Même si les révolutions arabes ont un impact mineur en terme de déplacements de populations et n’entraîneront pas de déferlement de migrants en Europe, l’Union se montre incapable d’organiser une réponse solidaire à visage humain afin d’accueillir les réfugiés qui parviennent jusqu’à nos frontières. Alors qu’elle dispose déjà des outils législatifs nécessaires.

 

Pour écouter l’interview : L’Europe au quotidien et les révolutions arabes, la chronique d’Anja Vogel (1’58 »)

Tunisie, Egypte, Lybie, Syrie : des peuples se révoltent, même ceux que l’on pensait figés sous la coupe des dictatures. L’Europe sait que ce « Printemps arabe » constitue un événement planétaire, comparable à la chute du Mur de Berlin. Elle s’en félicite ; le Parlement Européen s’émeut et observe une minute de silence quand des réfugiés font naufrage et se noient en Méditerranée, au large de Lampedusa ; mais les 27 renoncent à leur devoir d’hospitalitélorsqu’il s’agit d’accueillir ceux qui réussissent à venir frapper à nos portes.

Sous la poussée des mouvements xénophobes et populistes, chacun se replie sur soi, on ferme les frontières, on suspend le trafic ferroviaire, et on se renvoie les migrants comme des pestiférés. L’Italie dénonce le manque de solidarité entre Etats membres et délivre des visas temporaires ; la France remet en cause l’Espace Schengen.

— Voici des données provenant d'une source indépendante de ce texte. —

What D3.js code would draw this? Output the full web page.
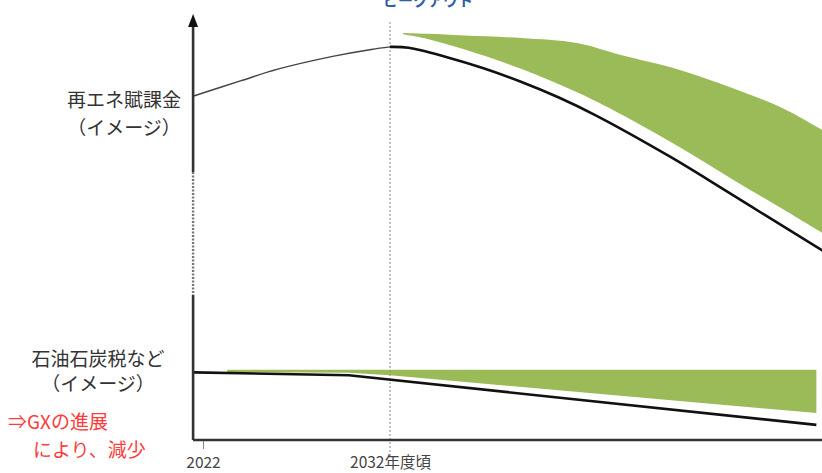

Et pourtant les outils législatifs existent, explique l’eurodéputée socialiste française Sylvie Guillaume, rapporteure du Parlement Européen pour la politique d’asile. En-dehors du statut de réfugié, l’Union Européenne s’est dotée d’une directive afin de répondre solidairement à “l’afflux massif de migrants” : elle date de 2001 et serait tout-à-fait appropriée… si les Etats membres voulaient bien l’appliquer, ce qui n’a jamais été le cas pour l’instant (Elle nécessite une majorité qualifiée au Conseil). Sylvie Guillaume souligne qu’il existe d’autres textes sectoriels, mais pas de véritable politique concertée et globale des migrations, qu’elle appelle de ses vœux.

En attendant elle précise qu’il n’y aura pas de “tsunami” d’immigrés, que les flux de réfugiés resteront tellement limités qu’ils seraient parfaitement absorbables par l’Union. D’autant plus que l’Europe vieillit et a besoin de sang neuf. Qu’en outre elle devra aider de manière plus conséquente au développement des pays émergents. Les personnes qui choisissent l’exil au péril de leur vie ne le font pas de gaieté de coeur : elles fuient l’oppression, la misère, la guerre. Beaucoup repartiront, mais en attendant, l’Union doit au moins leur offrir un accueil digne, à visage humain, pour ne pas rajouter encore aux traumatismes.